Male smoking falling at last

For the first time, the World Health Organization (WHO) reports that the number of men who smoke is falling. The findings demonstrate how government-led action can protect communities from tobacco, save lives and prevent people suffering tobacco-related harm, it says (https://www.who.int/publications-detail/who-global-report-on-trends-in-prevalence-of-tobacco-use-2000-2025-third-edition)

During the past two decades, overall global tobacco use has fallen, from 1.397 billion in 2000 to 1.337 billion in 2018, or by approximately 60 million people, according to the WHO. This has been largely driven by reductions in the number of women smoking (346 million in 2000 down to 244 million in 2018, or a fall over around 100 million). 

Over the same period, male tobacco use had risen by around 40 million, from 1.050 billion in 2000 to 1.093 billion in 2018 (or 82% of the world’s current 1.337 billion tobacco users).

The good news is that the report shows that the number of male tobacco users has stopped growing and is projected to decline by more 5 million by 2025.

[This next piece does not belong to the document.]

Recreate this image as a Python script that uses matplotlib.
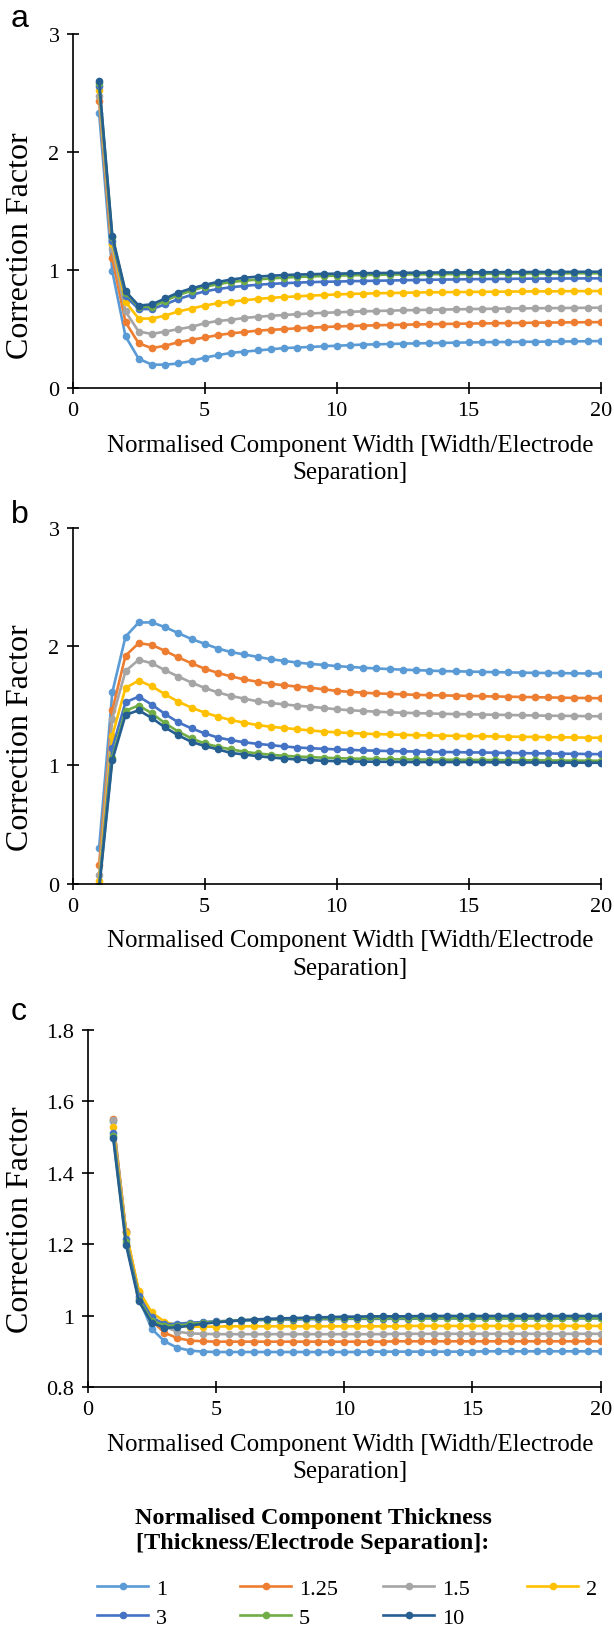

‘Declines in tobacco use in men marks a turning point in the fight against tobacco,’ says Dr Tedros Adhanom Ghebreyesus, WHO Director-General. ‘For many years now we had witnessed a steady rise in the number of males using deadly tobacco products. But now, for the first time, we are seeing a decline in male use, driven by governments being tougher on the tobacco industry. WHO will continue working closely with countries to maintain this downward trend.’